╔══

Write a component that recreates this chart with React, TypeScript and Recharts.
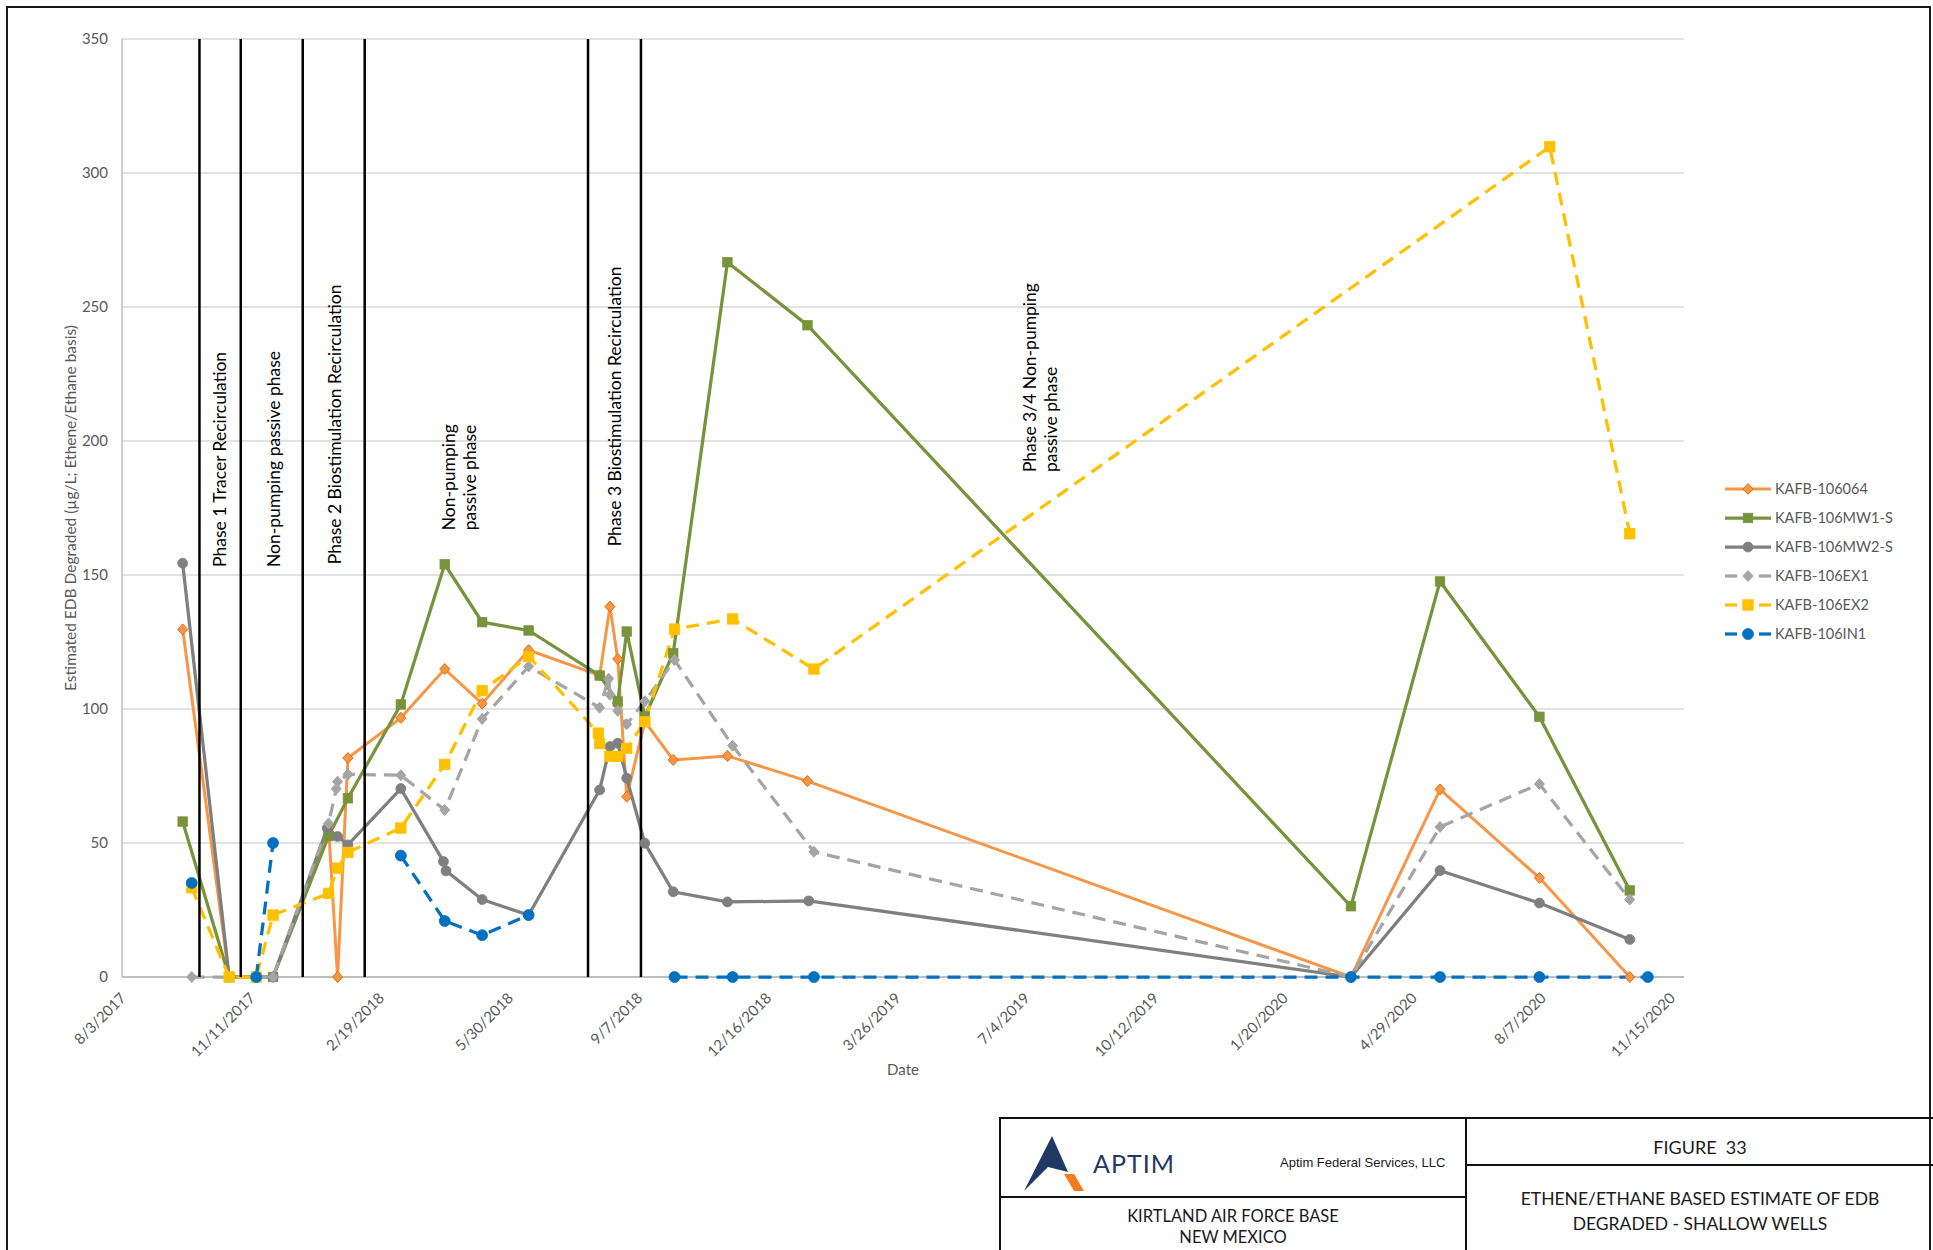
import React from 'react';
import { LineChart, Line, XAxis, YAxis, CartesianGrid, ReferenceLine, ReferenceDot, Label } from 'recharts';

const FONT = 'Lato, "Noto Sans", sans-serif';
const AXIS_TEXT = '#595959';

// axis ticks (Excel date axis, major unit 100 days)
const xTickLabels = ['8/3/2017', '11/11/2017', '2/19/2018', '5/30/2018', '9/7/2018', '12/16/2018', '3/26/2019', '7/4/2019', '10/12/2019', '1/20/2020', '4/29/2020', '8/7/2020', '11/15/2020'];
const xAxisMax = '11/25/2020';
const yTicks = [0, 50, 100, 150, 200, 250, 300, 350];

// phase boundaries and annotations
const phaseLineDates = ['10/2/2017', '11/3/2017', '12/21/2017', '2/7/2018', '7/30/2018', '9/9/2018'];
const phaseLabelLines = [
  ['Phase 1 Tracer Recirculation'],
  ['Non-pumping passive phase'],
  ['Phase 2 Biostimulation Recirculation'],
  ['Non-pumping', 'passive phase'],
  ['Phase 3 Biostimulation Recirculation'],
  ['Phase 3/4 Non-pumping', 'passive phase'],
];
const phaseLabelDates = ['10/17/2017', '11/28/2017', '1/14/2018', '4/21/2018', '8/19/2018', '7/15/2019'];
const phaseLabelBase = [153, 153, 154, 166.7, 160.7, 188.4];

// KAFB-106064
const dates064 = ['9/19/2017', '10/25/2017', '11/28/2017', '1/10/2018', '1/17/2018', '1/25/2018', '3/7/2018', '4/10/2018', '5/9/2018', '6/14/2018', '8/8/2018', '8/16/2018', '8/22/2018', '8/29/2018', '9/12/2018', '10/4/2018', '11/15/2018', '1/16/2019', '3/12/2020', '5/20/2020', '8/5/2020', '10/14/2020'];
const vals064 = [129.7, 0, 0, 56, 0, 81.7, 96.7, 114.9, 102, 122, 112.5, 138.2, 118.7, 67.3, 95.3, 81, 82.5, 73.1, 0, 70, 37, 0];

// KAFB-106MW1-S
const datesMW1 = ['9/19/2017', '10/25/2017', '11/28/2017', '1/10/2018', '1/25/2018', '3/7/2018', '4/10/2018', '5/9/2018', '6/14/2018', '8/8/2018', '8/22/2018', '8/29/2018', '9/12/2018', '10/4/2018', '11/15/2018', '1/16/2019', '3/12/2020', '5/20/2020', '8/5/2020', '10/14/2020'];
const valsMW1 = [58, 0, 0, 52.6, 66.7, 101.7, 154, 132.4, 129.3, 112.5, 102.8, 128.9, 97.2, 120.8, 266.7, 243.2, 26.4, 147.6, 97.1, 32.3];

// KAFB-106MW2-S
const datesMW2 = ['9/19/2017', '10/25/2017', '11/28/2017', '1/9/2018', '1/17/2018', '1/25/2018', '3/7/2018', '4/9/2018', '4/11/2018', '5/9/2018', '6/14/2018', '8/8/2018', '8/16/2018', '8/22/2018', '8/29/2018', '9/12/2018', '10/4/2018', '11/15/2018', '1/17/2019', '3/12/2020', '5/20/2020', '8/5/2020', '10/14/2020'];
const valsMW2 = [154.4, 0, 0, 55.5, 52.4, 49.3, 70.3, 43.1, 39.6, 28.9, 23.1, 69.8, 86, 87.2, 74.2, 49.9, 31.8, 28, 28.4, 0, 39.7, 27.6, 14];

// KAFB-106EX1
const datesEX1 = ['9/26/2017', '10/25/2017', '11/28/2017', '1/10/2018', '1/16/2018', '1/17/2018', '1/25/2018', '3/7/2018', '4/10/2018', '5/9/2018', '6/14/2018', '8/8/2018', '8/15/2018', '8/16/2018', '8/22/2018', '8/29/2018', '9/12/2018', '10/5/2018', '11/19/2018', '1/21/2019', '3/12/2020', '5/20/2020', '8/5/2020', '10/14/2020'];
const valsEX1 = [0, 0, 0, 57.3, 70.2, 72.9, 75.6, 75.3, 62.3, 96.3, 115.9, 100.5, 111.3, 105.3, 99.3, 94.3, 102.9, 118.3, 86.3, 46.7, 0, 56, 72, 28.9];

// KAFB-106EX2
const datesEX2 = ['9/26/2017', '10/25/2017', '11/15/2017', '11/28/2017', '1/10/2018', '1/17/2018', '1/25/2018', '3/7/2018', '4/10/2018', '5/9/2018', '6/14/2018', '8/7/2018', '8/8/2018', '8/16/2018', '8/22/2018', '8/29/2018', '9/12/2018', '10/5/2018', '11/19/2018', '1/21/2019', '8/13/2020', '10/14/2020'];
const valsEX2 = [33.3, 0, 0, 23.1, 31.2, 40.6, 46.5, 55.6, 79.3, 106.9, 119.6, 91, 87.1, 82.3, 82.3, 85.3, 95.3, 129.8, 133.6, 114.9, 309.8, 165.4];

// KAFB-106IN1 (null = no sample, line breaks)
const datesIN1 = ['9/26/2017', '10/25/2017', '11/15/2017', '11/28/2017', '1/10/2018', '3/7/2018', '4/10/2018', '5/9/2018', '6/14/2018', '8/8/2018', '10/5/2018', '11/19/2018', '1/21/2019', '3/12/2020', '5/20/2020', '8/5/2020', '10/28/2020'];
const valsIN1 = [35.1, null, 0, 50, null, 45.3, 20.9, 15.6, 23.1, null, 0, 0, 0, 0, 0, 0, 0];

const toDay = (s: string) => {
  const [m, d, y] = s.split('/').map(Number);
  return Date.UTC(y, m - 1, d) / 86400000;
};
const fmtDay = (n: number) => {
  const dt = new Date(Math.round(n) * 86400000);
  return `${dt.getUTCMonth() + 1}/${dt.getUTCDate()}/${dt.getUTCFullYear()}`;
};
const build = (dates: string[], vals: (number | null)[]) => dates.map((d, i) => ({ x: toDay(d), y: vals[i] }));

type Shape = 'diamond' | 'square' | 'circle';

const series = [
  { name: 'KAFB-106064', data: build(dates064, vals064), color: '#F79646', edge: '#E46C0A', shape: 'diamond' as Shape, dashed: false, width: 3, size: 10 },
  { name: 'KAFB-106MW1-S', data: build(datesMW1, valsMW1), color: '#77933C', edge: '#77933C', shape: 'square' as Shape, dashed: false, width: 3.25, size: 9.5 },
  { name: 'KAFB-106MW2-S', data: build(datesMW2, valsMW2), color: '#7F7F7F', edge: '#7F7F7F', shape: 'circle' as Shape, dashed: false, width: 3.25, size: 10 },
  { name: 'KAFB-106EX1', data: build(datesEX1, valsEX1), color: '#A5A5A5', edge: '#A5A5A5', shape: 'diamond' as Shape, dashed: true, width: 3.25, size: 10 },
  { name: 'KAFB-106EX2', data: build(datesEX2, valsEX2), color: '#FFC000', edge: '#FFC000', shape: 'square' as Shape, dashed: true, width: 3.25, size: 10.5 },
  { name: 'KAFB-106IN1', data: build(datesIN1, valsIN1), color: '#0070C0', edge: '#0070C0', shape: 'circle' as Shape, dashed: true, width: 3.25, size: 11 },
];

function Marker({ cx, cy, shape, fill, stroke, size }: { cx: number; cy: number; shape: Shape; fill: string; stroke: string; size: number }) {
  const h = size / 2;
  if (shape === 'diamond') {
    return <polygon points={`${cx},${cy - h - 0.5} ${cx + h},${cy} ${cx},${cy + h + 0.5} ${cx - h},${cy}`} fill={fill} stroke={stroke} strokeWidth={1} />;
  }
  if (shape === 'square') {
    return <rect x={cx - h} y={cy - h} width={size} height={size} fill={fill} stroke={stroke} strokeWidth={0.75} />;
  }
  return <circle cx={cx} cy={cy} r={h} fill={fill} stroke={stroke} strokeWidth={0.75} />;
}

function XTick(props: any) {
  const { x, y, payload } = props;
  const ax = x + 5;
  const ay = y + 22;
  return (
    <text x={ax} y={ay} textAnchor="end" transform={`rotate(-45 ${ax} ${ay})`} fill={AXIS_TEXT} fontSize={15} fontFamily={FONT}>
      {fmtDay(payload.value)}
    </text>
  );
}

function PhaseLabel(props: any) {
  const { viewBox, lines } = props;
  if (!viewBox) return null;
  const cx = viewBox.x + (viewBox.width || 0) / 2;
  const cy = viewBox.y + (viewBox.height || 0) / 2;
  const lh = 21;
  return (
    <text transform={`rotate(-90 ${cx} ${cy})`} fontFamily={FONT} fontSize={17.5} fill="#000" dominantBaseline="central">
      {lines.map((t: string, i: number) => (
        <tspan key={i} x={cx} y={cy + (i - (lines.length - 1) / 2) * lh}>{t}</tspan>
      ))}
    </text>
  );
}

function LegendIcon({ s }: { s: (typeof series)[number] }) {
  return (
    <svg width={48} height={16} style={{ display: 'block' }}>
      {s.dashed ? (
        <>
          <line x1={1} y1={8} x2={13} y2={8} stroke={s.color} strokeWidth={s.width} />
          <line x1={35} y1={8} x2={47} y2={8} stroke={s.color} strokeWidth={s.width} />
        </>
      ) : (
        <line x1={1} y1={8} x2={47} y2={8} stroke={s.color} strokeWidth={s.width} />
      )}
      <Marker cx={24} cy={8} shape={s.shape} fill={s.color} stroke={s.edge} size={s.size} />
    </svg>
  );
}

const cell: React.CSSProperties = { position: 'absolute', fontFamily: FONT, color: '#1a1a1a', textAlign: 'center' };

export default function App() {
  const xTicks = xTickLabels.map(toDay);
  return (
    <div style={{ position: 'absolute', left: 0, top: 0, width: 1933, height: 1250, background: '#fff', overflow: 'hidden' }}>
      {/* page frame */}
      <div style={{ position: 'absolute', left: 6, top: 6, width: 1921, height: 1300, border: '2px solid #1a1a1a' }} />

      <LineChart width={1933} height={1250} margin={{ top: 39, right: 249, bottom: 173, left: 62 }} style={{ position: 'absolute', left: 0, top: 0 }}>
        <CartesianGrid vertical={false} stroke="#D9D9D9" strokeWidth={1.5} />
        <XAxis
          type="number"
          dataKey="x"
          domain={[toDay(xTickLabels[0]), toDay(xAxisMax)]}
          ticks={xTicks}
          interval={0}
          height={100}
          tickLine={false}
          tickSize={0}
          tickMargin={0}
          axisLine={false}
          tick={<XTick />}
        >
          <Label
            content={(p: any) => (
              <text x={p.viewBox.x + p.viewBox.width / 2} y={p.viewBox.y + 92} textAnchor="middle" dominantBaseline="central" fill={AXIS_TEXT} fontSize={15} fontFamily={FONT}>
                Date
              </text>
            )}
          />
        </XAxis>
        <YAxis
          type="number"
          domain={[0, 350]}
          ticks={yTicks}
          width={60}
          tickLine={false}
          tickSize={0}
          tickMargin={14}
          axisLine={{ stroke: '#BFBFBF', strokeWidth: 1.5 }}
          tick={{ fill: AXIS_TEXT, fontSize: 15, fontFamily: FONT }}
        >
          <Label
            content={(p: any) => {
              const lx = p.viewBox.x + 8;
              const ly = p.viewBox.y + p.viewBox.height / 2;
              return (
                <text x={lx} y={ly} transform={`rotate(-90 ${lx} ${ly})`} textAnchor="middle" dominantBaseline="central" fill={AXIS_TEXT} fontSize={15.5} fontFamily={FONT}>
                  Estimated EDB Degraded (µg/L; Ethene/Ethane basis)
                </text>
              );
            }}
          />
        </YAxis>

        {/* horizontal axis line, kept beneath the series */}
        <ReferenceLine y={0} stroke="#BFBFBF" strokeWidth={2} />

        {series.map((s) => (
          <Line
            key={s.name}
            data={s.data}
            dataKey="y"
            name={s.name}
            type="linear"
            stroke={s.color}
            strokeWidth={s.width}
            strokeDasharray={s.dashed ? '13 8' : undefined}
            isAnimationActive={false}
            activeDot={false}
            dot={(p: any) =>
              p.cy == null || p.payload?.y == null ? (
                <g key={`${s.name}-${p.index}`} />
              ) : (
                <Marker key={`${s.name}-${p.index}`} cx={p.cx} cy={p.cy} shape={s.shape} fill={s.color} stroke={s.edge} size={s.size} />
              )
            }
          />
        ))}

        {phaseLineDates.map((d) => (
          <ReferenceLine key={d} x={toDay(d)} stroke="#000" strokeWidth={2.5} />
        ))}
        {phaseLabelLines.map((lines, i) => (
          <ReferenceDot
            key={lines.join(' ')}
            x={toDay(phaseLabelDates[i])}
            y={phaseLabelBase[i]}
            r={1}
            fill="none"
            stroke="none"
            label={<PhaseLabel lines={lines} />}
          />
        ))}
      </LineChart>

      {/* legend */}
      <div style={{ position: 'absolute', left: 1724, top: 474 }}>
        {series.map((s) => (
          <div key={s.name} style={{ display: 'flex', alignItems: 'center', height: 29 }}>
            <LegendIcon s={s} />
            <span style={{ marginLeft: 3, fontFamily: FONT, fontSize: 14.5, color: AXIS_TEXT }}>{s.name}</span>
          </div>
        ))}
      </div>

      {/* title block */}
      <div style={{ position: 'absolute', left: 999, top: 1117, width: 940, height: 140, borderTop: '2px solid #111', borderLeft: '2px solid #111' }} />
      <div style={{ position: 'absolute', left: 1465, top: 1117, width: 2, height: 140, background: '#111' }} />
      <div style={{ position: 'absolute', left: 999, top: 1196, width: 467, height: 2, background: '#111' }} />
      <div style={{ position: 'absolute', left: 1466, top: 1164, width: 470, height: 2, background: '#111' }} />

      <svg style={{ position: 'absolute', left: 1018, top: 1132 }} width={72} height={64}>
        <polygon points="34,4 50,40 30,35 6,59" fill="#1F3864" />
        <polygon points="46,42 56,42 66,59 56,59" fill="#F47B20" />
      </svg>
      <div style={{ ...cell, left: 1093, top: 1148, fontSize: 25, color: '#1F3864', letterSpacing: 1, textAlign: 'left' }}>APTIM</div>
      <div style={{ ...cell, left: 1280, top: 1155, fontSize: 13, fontFamily: '"Liberation Sans", Arial, sans-serif', textAlign: 'left' }}>Aptim Federal Services, LLC</div>
      <div style={{ ...cell, left: 1000, width: 466, top: 1206, fontSize: 16.5, lineHeight: '21px' }}>
        KIRTLAND AIR FORCE BASE
        <br />
        NEW MEXICO
      </div>
      <div style={{ ...cell, left: 1467, width: 466, top: 1136, fontSize: 18, whiteSpace: 'pre' }}>FIGURE  33</div>
      <div style={{ ...cell, left: 1467, width: 466, top: 1186, fontSize: 17.5, lineHeight: '25px' }}>
        ETHENE/ETHANE BASED ESTIMATE OF EDB
        <br />
        DEGRADED - SHALLOW WELLS
      </div>
    </div>
  );
}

╚══

• **EXERCISE DIRECTIONS**
Look for the word "React" in every line of the listing and copy the lines that have it.

• **FULL SOLUTION**
Write a component that recreates this chart with React, TypeScript and Recharts.
import React from 'react';
const cell: React.CSSProperties = { position: 'absolute', fontFamily: FONT, color: '#1a1a1a', textAlign: 'center' };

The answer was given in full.